SUPPLIED DATA:
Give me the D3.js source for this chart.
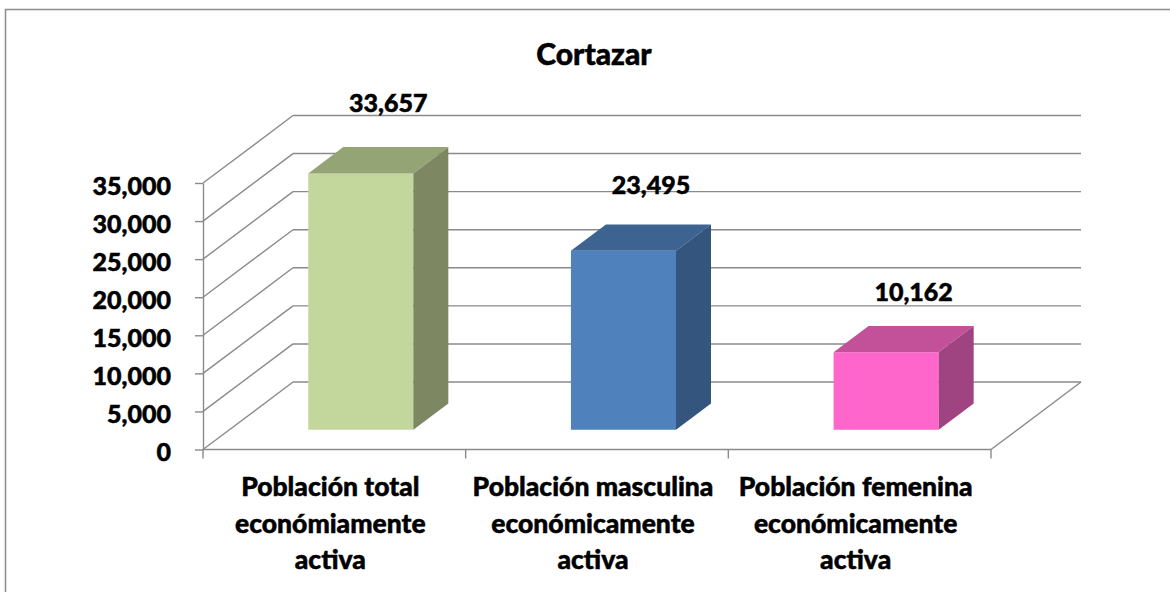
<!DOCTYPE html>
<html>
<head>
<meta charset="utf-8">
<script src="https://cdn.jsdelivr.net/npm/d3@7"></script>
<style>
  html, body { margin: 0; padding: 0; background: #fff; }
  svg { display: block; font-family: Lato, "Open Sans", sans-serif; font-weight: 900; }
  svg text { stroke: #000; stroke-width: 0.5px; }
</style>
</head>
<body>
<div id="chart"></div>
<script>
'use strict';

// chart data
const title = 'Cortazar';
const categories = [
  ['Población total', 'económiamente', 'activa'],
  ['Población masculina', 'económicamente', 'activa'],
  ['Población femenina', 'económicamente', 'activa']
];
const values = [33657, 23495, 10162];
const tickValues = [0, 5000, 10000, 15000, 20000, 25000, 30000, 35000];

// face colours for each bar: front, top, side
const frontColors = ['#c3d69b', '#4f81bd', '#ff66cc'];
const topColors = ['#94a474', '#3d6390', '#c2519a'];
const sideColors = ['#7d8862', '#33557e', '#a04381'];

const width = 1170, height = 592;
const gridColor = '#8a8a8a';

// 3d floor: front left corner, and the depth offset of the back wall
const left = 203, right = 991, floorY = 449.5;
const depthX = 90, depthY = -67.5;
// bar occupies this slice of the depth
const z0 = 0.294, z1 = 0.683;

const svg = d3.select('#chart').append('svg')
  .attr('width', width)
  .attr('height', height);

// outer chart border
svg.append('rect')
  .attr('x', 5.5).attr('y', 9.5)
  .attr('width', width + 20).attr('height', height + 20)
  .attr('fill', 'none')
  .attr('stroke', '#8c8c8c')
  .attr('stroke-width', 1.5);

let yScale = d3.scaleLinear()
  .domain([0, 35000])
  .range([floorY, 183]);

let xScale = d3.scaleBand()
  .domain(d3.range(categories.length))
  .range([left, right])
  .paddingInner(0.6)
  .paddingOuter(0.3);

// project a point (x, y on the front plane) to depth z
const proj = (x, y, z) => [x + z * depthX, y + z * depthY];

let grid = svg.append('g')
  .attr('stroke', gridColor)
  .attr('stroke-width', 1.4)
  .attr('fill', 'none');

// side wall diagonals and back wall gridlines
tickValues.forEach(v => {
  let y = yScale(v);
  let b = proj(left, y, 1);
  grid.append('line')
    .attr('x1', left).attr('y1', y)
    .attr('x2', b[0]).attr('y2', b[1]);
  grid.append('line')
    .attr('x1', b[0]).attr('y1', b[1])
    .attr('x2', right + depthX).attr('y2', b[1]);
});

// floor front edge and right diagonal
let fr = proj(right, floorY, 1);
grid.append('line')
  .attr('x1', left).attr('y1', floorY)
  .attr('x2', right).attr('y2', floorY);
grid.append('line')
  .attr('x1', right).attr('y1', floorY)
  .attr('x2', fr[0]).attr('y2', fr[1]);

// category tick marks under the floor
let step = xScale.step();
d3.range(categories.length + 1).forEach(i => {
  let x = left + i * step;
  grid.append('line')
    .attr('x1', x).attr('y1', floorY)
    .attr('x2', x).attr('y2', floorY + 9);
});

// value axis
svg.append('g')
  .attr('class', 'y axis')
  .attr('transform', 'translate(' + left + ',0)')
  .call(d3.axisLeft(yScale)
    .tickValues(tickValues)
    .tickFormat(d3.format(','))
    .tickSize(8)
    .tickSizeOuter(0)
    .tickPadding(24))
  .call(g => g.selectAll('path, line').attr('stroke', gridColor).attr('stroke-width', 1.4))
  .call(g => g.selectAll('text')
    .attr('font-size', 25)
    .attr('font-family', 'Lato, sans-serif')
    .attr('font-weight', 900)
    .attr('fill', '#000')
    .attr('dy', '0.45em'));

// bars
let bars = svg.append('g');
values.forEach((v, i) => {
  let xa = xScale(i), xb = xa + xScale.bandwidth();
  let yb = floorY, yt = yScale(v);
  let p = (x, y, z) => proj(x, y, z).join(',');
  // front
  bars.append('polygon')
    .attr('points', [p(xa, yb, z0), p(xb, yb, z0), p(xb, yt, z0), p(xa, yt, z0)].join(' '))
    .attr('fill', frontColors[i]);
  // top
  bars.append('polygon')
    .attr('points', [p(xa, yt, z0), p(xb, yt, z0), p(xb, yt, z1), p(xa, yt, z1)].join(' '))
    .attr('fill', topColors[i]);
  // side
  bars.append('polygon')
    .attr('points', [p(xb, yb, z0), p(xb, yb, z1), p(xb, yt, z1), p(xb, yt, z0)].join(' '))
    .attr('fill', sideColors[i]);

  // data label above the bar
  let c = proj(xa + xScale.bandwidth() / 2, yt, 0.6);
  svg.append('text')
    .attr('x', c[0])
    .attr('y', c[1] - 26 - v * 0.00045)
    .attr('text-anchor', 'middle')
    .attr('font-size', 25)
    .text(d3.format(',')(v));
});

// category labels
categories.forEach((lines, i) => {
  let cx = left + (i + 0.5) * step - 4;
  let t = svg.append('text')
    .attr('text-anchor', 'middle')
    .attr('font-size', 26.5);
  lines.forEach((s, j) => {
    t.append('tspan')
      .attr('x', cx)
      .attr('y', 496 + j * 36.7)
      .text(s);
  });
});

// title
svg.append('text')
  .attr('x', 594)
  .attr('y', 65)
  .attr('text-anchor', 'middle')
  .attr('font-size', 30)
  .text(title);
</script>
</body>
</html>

REQUEST: Quote the material exactly. Pictures stay out.

RESULT BELOW:
Give me the D3.js source for this chart.
<!DOCTYPE html>
<html>
<head>
<meta charset="utf-8">
<script src="https://cdn.jsdelivr.net/npm/d3@7"></script>
<style>
  html, body { margin: 0; padding: 0; background: #fff; }
  svg { display: block; font-family: Lato, "Open Sans", sans-serif; font-weight: 900; }
  svg text { stroke: #000; stroke-width: 0.5px; }
</style>
</head>
<body>
<div id="chart"></div>
<script>
'use strict';

// chart data
const title = 'Cortazar';
const categories = [
  ['Población total', 'económiamente', 'activa'],
  ['Población masculina', 'económicamente', 'activa'],
  ['Población femenina', 'económicamente', 'activa']
];
const values = [33657, 23495, 10162];
const tickValues = [0, 5000, 10000, 15000, 20000, 25000, 30000, 35000];

// face colours for each bar: front, top, side
const frontColors = ['#c3d69b', '#4f81bd', '#ff66cc'];
const topColors = ['#94a474', '#3d6390', '#c2519a'];
const sideColors = ['#7d8862', '#33557e', '#a04381'];

const width = 1170, height = 592;
const gridColor = '#8a8a8a';

// 3d floor: front left corner, and the depth offset of the back wall
const left = 203, right = 991, floorY = 449.5;
const depthX = 90, depthY = -67.5;
// bar occupies this slice of the depth
const z0 = 0.294, z1 = 0.683;

const svg = d3.select('#chart').append('svg')
  .attr('width', width)
  .attr('height', height);

// outer chart border
svg.append('rect')
  .attr('x', 5.5).attr('y', 9.5)
  .attr('width', width + 20).attr('height', height + 20)
  .attr('fill', 'none')
  .attr('stroke', '#8c8c8c')
  .attr('stroke-width', 1.5);

let yScale = d3.scaleLinear()
  .domain([0, 35000])
  .range([floorY, 183]);

let xScale = d3.scaleBand()
  .domain(d3.range(categories.length))
  .range([left, right])
  .paddingInner(0.6)
  .paddingOuter(0.3);

// project a point (x, y on the front plane) to depth z
const proj = (x, y, z) => [x + z * depthX, y + z * depthY];

let grid = svg.append('g')
  .attr('stroke', gridColor)
  .attr('stroke-width', 1.4)
  .attr('fill', 'none');

// side wall diagonals and back wall gridlines
tickValues.forEach(v => {
  let y = yScale(v);
  let b = proj(left, y, 1);
  grid.append('line')
    .attr('x1', left).attr('y1', y)
    .attr('x2', b[0]).attr('y2', b[1]);
  grid.append('line')
    .attr('x1', b[0]).attr('y1', b[1])
    .attr('x2', right + depthX).attr('y2', b[1]);
});

// floor front edge and right diagonal
let fr = proj(right, floorY, 1);
grid.append('line')
  .attr('x1', left).attr('y1', floorY)
  .attr('x2', right).attr('y2', floorY);
grid.append('line')
  .attr('x1', right).attr('y1', floorY)
  .attr('x2', fr[0]).attr('y2', fr[1]);

// category tick marks under the floor
let step = xScale.step();
d3.range(categories.length + 1).forEach(i => {
  let x = left + i * step;
  grid.append('line')
    .attr('x1', x).attr('y1', floorY)
    .attr('x2', x).attr('y2', floorY + 9);
});

// value axis
svg.append('g')
  .attr('class', 'y axis')
  .attr('transform', 'translate(' + left + ',0)')
  .call(d3.axisLeft(yScale)
    .tickValues(tickValues)
    .tickFormat(d3.format(','))
    .tickSize(8)
    .tickSizeOuter(0)
    .tickPadding(24))
  .call(g => g.selectAll('path, line').attr('stroke', gridColor).attr('stroke-width', 1.4))
  .call(g => g.selectAll('text')
    .attr('font-size', 25)
    .attr('font-family', 'Lato, sans-serif')
    .attr('font-weight', 900)
    .attr('fill', '#000')
    .attr('dy', '0.45em'));

// bars
let bars = svg.append('g');
values.forEach((v, i) => {
  let xa = xScale(i), xb = xa + xScale.bandwidth();
  let yb = floorY, yt = yScale(v);
  let p = (x, y, z) => proj(x, y, z).join(',');
  // front
  bars.append('polygon')
    .attr('points', [p(xa, yb, z0), p(xb, yb, z0), p(xb, yt, z0), p(xa, yt, z0)].join(' '))
    .attr('fill', frontColors[i]);
  // top
  bars.append('polygon')
    .attr('points', [p(xa, yt, z0), p(xb, yt, z0), p(xb, yt, z1), p(xa, yt, z1)].join(' '))
    .attr('fill', topColors[i]);
  // side
  bars.append('polygon')
    .attr('points', [p(xb, yb, z0), p(xb, yb, z1), p(xb, yt, z1), p(xb, yt, z0)].join(' '))
    .attr('fill', sideColors[i]);

  // data label above the bar
  let c = proj(xa + xScale.bandwidth() / 2, yt, 0.6);
  svg.append('text')
    .attr('x', c[0])
    .attr('y', c[1] - 26 - v * 0.00045)
    .attr('text-anchor', 'middle')
    .attr('font-size', 25)
    .text(d3.format(',')(v));
});

// category labels
categories.forEach((lines, i) => {
  let cx = left + (i + 0.5) * step - 4;
  let t = svg.append('text')
    .attr('text-anchor', 'middle')
    .attr('font-size', 26.5);
  lines.forEach((s, j) => {
    t.append('tspan')
      .attr('x', cx)
      .attr('y', 496 + j * 36.7)
      .text(s);
  });
});

// title
svg.append('text')
  .attr('x', 594)
  .attr('y', 65)
  .attr('text-anchor', 'middle')
  .attr('font-size', 30)
  .text(title);
</script>
</body>
</html>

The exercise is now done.